* YOUR GOAL *
Repeat the data that follows, word for word, without the images.

* COLLECTED MATERIAL *
════
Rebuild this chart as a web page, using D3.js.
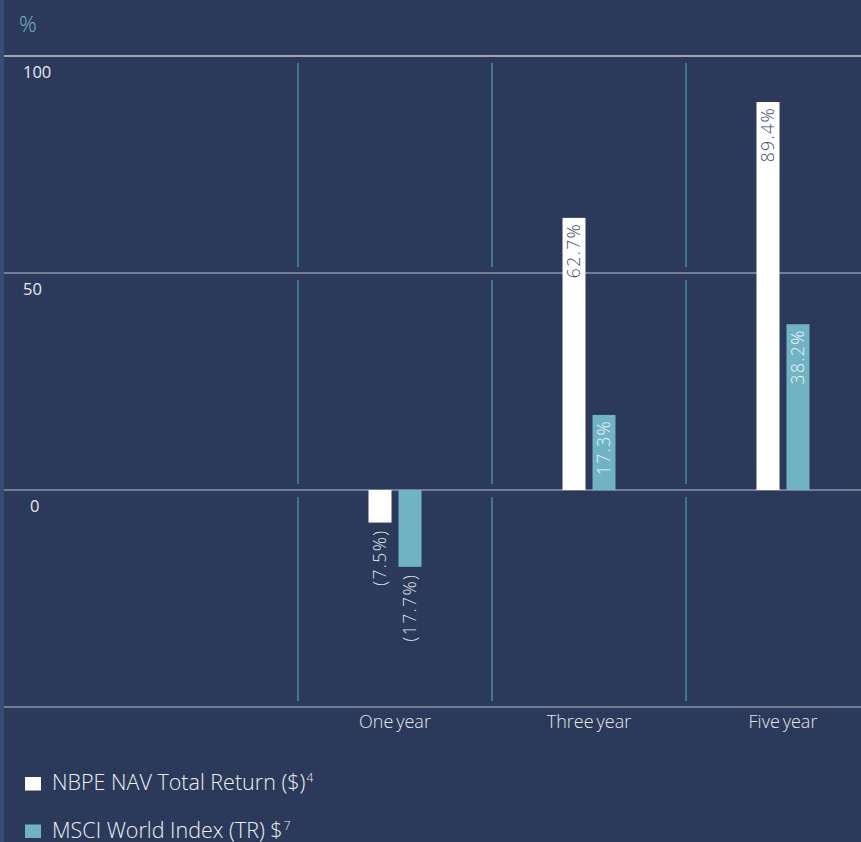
<!DOCTYPE html>
<html>
<head>
<meta charset="utf-8">
<script src="https://cdn.jsdelivr.net/npm/d3@7"></script>
<style>
  body { margin: 0; background: #2b3a5a; }
  svg { display: block; font-family: 'Open Sans', sans-serif; font-weight: 300; }
</style>
</head>
<body>
<svg id="chart" width="861" height="842"></svg>
<script>
const categories = ['One year', 'Three year', 'Five year'];
const nbpeValues = [-7.5, 62.7, 89.4];
const msciValues = [-17.7, 17.3, 38.2];
const yTicks = [100, 50, 0, -50];
const yTickLabels = ['100', '50', '0', ''];
const seriesNames = ['NBPE NAV Total Return ($)', 'MSCI World Index (TR) $'];
const seriesNotes = ['4', '7'];

const width = 861;
const height = 842;
const svg = d3.select('#chart');

const colors = { nbpe: '#ffffff', msci: '#6fb3c4' };
const seriesKeys = ['nbpe', 'msci'];

// left edge strip
svg.append('rect')
  .attr('x', 0).attr('y', 0)
  .attr('width', 4).attr('height', height)
  .attr('fill', '#394c77');

svg.append('text')
  .attr('x', 19).attr('y', 32)
  .attr('fill', '#6fb3c4')
  .attr('font-size', 22)
  .text('%');

const yScale = d3.scaleLinear()
  .domain([-50, 100])
  .range([707, 56]);

const x0 = d3.scaleBand()
  .domain(categories)
  .range([298, 880]);

const groupW = 53;
const x1 = d3.scaleBand()
  .domain(seriesKeys)
  .range([(x0.bandwidth() - groupW) / 2, (x0.bandwidth() + groupW) / 2])
  .paddingInner(7 / 30);

// horizontal grid
const grid = svg.append('g');
grid.selectAll('line').data(yTicks).enter().append('line')
  .attr('x1', 4).attr('x2', width)
  .attr('y1', d => yScale(d)).attr('y2', d => yScale(d))
  .attr('stroke', (d, i) => i === 0 ? '#c9c9cc' : '#8c95aa')
  .attr('stroke-width', 1.3);

grid.selectAll('text').data(yTicks).enter().append('text')
  .attr('x', (d, i) => yTickLabels[i].length === 1 ? 30 : 23)
  .attr('y', d => yScale(d) + 22)
  .attr('fill', '#e6e8ee')
  .attr('font-size', 16.5)
  .attr('font-weight', 400)
  .text((d, i) => yTickLabels[i]);

// vertical separators, broken around each gridline
const sepSegs = [];
x0.domain().forEach(c => {
  for (let i = 0; i < yTicks.length - 1; i++) {
    sepSegs.push({ x: x0(c), y1: yScale(yTicks[i]) + 7, y2: yScale(yTicks[i + 1]) - 6 });
  }
});
svg.append('g').selectAll('line').data(sepSegs).enter().append('line')
  .attr('x1', d => d.x).attr('x2', d => d.x)
  .attr('y1', d => d.y1).attr('y2', d => d.y2)
  .attr('stroke', '#4fb6c6')
  .attr('stroke-width', 1);

const rows = [];
categories.forEach((c, i) => {
  rows.push({ cat: c, key: 'nbpe', value: nbpeValues[i] });
  rows.push({ cat: c, key: 'msci', value: msciValues[i] });
});

const fmt = v => v < 0 ? `(${Math.abs(v).toFixed(1)}%)` : `${v.toFixed(1)}%`;

const bars = svg.append('g');
bars.selectAll('rect').data(rows).enter().append('rect')
  .attr('x', d => x0(d.cat) + x1(d.key))
  .attr('width', x1.bandwidth())
  .attr('y', d => yScale(Math.max(0, d.value)))
  .attr('height', d => Math.abs(yScale(d.value) - yScale(0)))
  .attr('fill', d => colors[d.key]);

bars.selectAll('text').data(rows).enter().append('text')
  .attr('transform', d => {
    const cx = x0(d.cat) + x1(d.key) + x1.bandwidth() / 2;
    const y = d.value >= 0 ? yScale(d.value) + 5 : yScale(d.value) + 7;
    return `translate(${cx},${y}) rotate(-90)`;
  })
  .attr('text-anchor', 'end')
  .attr('dy', '0.36em')
  .attr('font-size', 17.5)
  .attr('letter-spacing', 1.4)
  .attr('fill', d => d.value < 0 ? '#dfe3ea' : (d.key === 'nbpe' ? '#3d4e70' : '#eef4f7'))
  .text(d => fmt(d.value));

// category labels
svg.append('g').selectAll('text').data(categories).enter().append('text')
  .attr('x', d => x0(d) + x0.bandwidth() / 2)
  .attr('y', 728)
  .attr('text-anchor', 'middle')
  .attr('fill', '#e6e8ee')
  .attr('font-size', 18)
  .attr('word-spacing', -1.8)
  .text(d => d);

// legend
const legend = svg.append('g').selectAll('g').data(seriesKeys).enter().append('g')
  .attr('transform', (d, i) => `translate(25, ${790 + i * 47.5})`);
legend.append('rect')
  .attr('y', -13)
  .attr('width', 16).attr('height', 13.5)
  .attr('fill', d => colors[d]);
const lt = legend.append('text')
  .attr('x', 27).attr('y', 0)
  .attr('fill', '#eef0f4')
  .attr('font-size', 21.5);
lt.append('tspan').text((d, i) => seriesNames[i]);
lt.append('tspan')
  .attr('dy', -8).attr('dx', 1)
  .attr('font-size', 12)
  .text((d, i) => seriesNotes[i]);
</script>
</body>
</html>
════
* RESULT OF THE EXERCISE *
Rebuild this chart as a web page, using D3.js.
<!DOCTYPE html>
<html>
<head>
<meta charset="utf-8">
<script src="https://cdn.jsdelivr.net/npm/d3@7"></script>
<style>
  body { margin: 0; background: #2b3a5a; }
  svg { display: block; font-family: 'Open Sans', sans-serif; font-weight: 300; }
</style>
</head>
<body>
<svg id="chart" width="861" height="842"></svg>
<script>
const categories = ['One year', 'Three year', 'Five year'];
const nbpeValues = [-7.5, 62.7, 89.4];
const msciValues = [-17.7, 17.3, 38.2];
const yTicks = [100, 50, 0, -50];
const yTickLabels = ['100', '50', '0', ''];
const seriesNames = ['NBPE NAV Total Return ($)', 'MSCI World Index (TR) $'];
const seriesNotes = ['4', '7'];

const width = 861;
const height = 842;
const svg = d3.select('#chart');

const colors = { nbpe: '#ffffff', msci: '#6fb3c4' };
const seriesKeys = ['nbpe', 'msci'];

// left edge strip
svg.append('rect')
  .attr('x', 0).attr('y', 0)
  .attr('width', 4).attr('height', height)
  .attr('fill', '#394c77');

svg.append('text')
  .attr('x', 19).attr('y', 32)
  .attr('fill', '#6fb3c4')
  .attr('font-size', 22)
  .text('%');

const yScale = d3.scaleLinear()
  .domain([-50, 100])
  .range([707, 56]);

const x0 = d3.scaleBand()
  .domain(categories)
  .range([298, 880]);

const groupW = 53;
const x1 = d3.scaleBand()
  .domain(seriesKeys)
  .range([(x0.bandwidth() - groupW) / 2, (x0.bandwidth() + groupW) / 2])
  .paddingInner(7 / 30);

// horizontal grid
const grid = svg.append('g');
grid.selectAll('line').data(yTicks).enter().append('line')
  .attr('x1', 4).attr('x2', width)
  .attr('y1', d => yScale(d)).attr('y2', d => yScale(d))
  .attr('stroke', (d, i) => i === 0 ? '#c9c9cc' : '#8c95aa')
  .attr('stroke-width', 1.3);

grid.selectAll('text').data(yTicks).enter().append('text')
  .attr('x', (d, i) => yTickLabels[i].length === 1 ? 30 : 23)
  .attr('y', d => yScale(d) + 22)
  .attr('fill', '#e6e8ee')
  .attr('font-size', 16.5)
  .attr('font-weight', 400)
  .text((d, i) => yTickLabels[i]);

// vertical separators, broken around each gridline
const sepSegs = [];
x0.domain().forEach(c => {
  for (let i = 0; i < yTicks.length - 1; i++) {
    sepSegs.push({ x: x0(c), y1: yScale(yTicks[i]) + 7, y2: yScale(yTicks[i + 1]) - 6 });
  }
});
svg.append('g').selectAll('line').data(sepSegs).enter().append('line')
  .attr('x1', d => d.x).attr('x2', d => d.x)
  .attr('y1', d => d.y1).attr('y2', d => d.y2)
  .attr('stroke', '#4fb6c6')
  .attr('stroke-width', 1);

const rows = [];
categories.forEach((c, i) => {
  rows.push({ cat: c, key: 'nbpe', value: nbpeValues[i] });
  rows.push({ cat: c, key: 'msci', value: msciValues[i] });
});

const fmt = v => v < 0 ? `(${Math.abs(v).toFixed(1)}%)` : `${v.toFixed(1)}%`;

const bars = svg.append('g');
bars.selectAll('rect').data(rows).enter().append('rect')
  .attr('x', d => x0(d.cat) + x1(d.key))
  .attr('width', x1.bandwidth())
  .attr('y', d => yScale(Math.max(0, d.value)))
  .attr('height', d => Math.abs(yScale(d.value) - yScale(0)))
  .attr('fill', d => colors[d.key]);

bars.selectAll('text').data(rows).enter().append('text')
  .attr('transform', d => {
    const cx = x0(d.cat) + x1(d.key) + x1.bandwidth() / 2;
    const y = d.value >= 0 ? yScale(d.value) + 5 : yScale(d.value) + 7;
    return `translate(${cx},${y}) rotate(-90)`;
  })
  .attr('text-anchor', 'end')
  .attr('dy', '0.36em')
  .attr('font-size', 17.5)
  .attr('letter-spacing', 1.4)
  .attr('fill', d => d.value < 0 ? '#dfe3ea' : (d.key === 'nbpe' ? '#3d4e70' : '#eef4f7'))
  .text(d => fmt(d.value));

// category labels
svg.append('g').selectAll('text').data(categories).enter().append('text')
  .attr('x', d => x0(d) + x0.bandwidth() / 2)
  .attr('y', 728)
  .attr('text-anchor', 'middle')
  .attr('fill', '#e6e8ee')
  .attr('font-size', 18)
  .attr('word-spacing', -1.8)
  .text(d => d);

// legend
const legend = svg.append('g').selectAll('g').data(seriesKeys).enter().append('g')
  .attr('transform', (d, i) => `translate(25, ${790 + i * 47.5})`);
legend.append('rect')
  .attr('y', -13)
  .attr('width', 16).attr('height', 13.5)
  .attr('fill', d => colors[d]);
const lt = legend.append('text')
  .attr('x', 27).attr('y', 0)
  .attr('fill', '#eef0f4')
  .attr('font-size', 21.5);
lt.append('tspan').text((d, i) => seriesNames[i]);
lt.append('tspan')
  .attr('dy', -8).attr('dx', 1)
  .attr('font-size', 12)
  .text((d, i) => seriesNotes[i]);
</script>
</body>
</html>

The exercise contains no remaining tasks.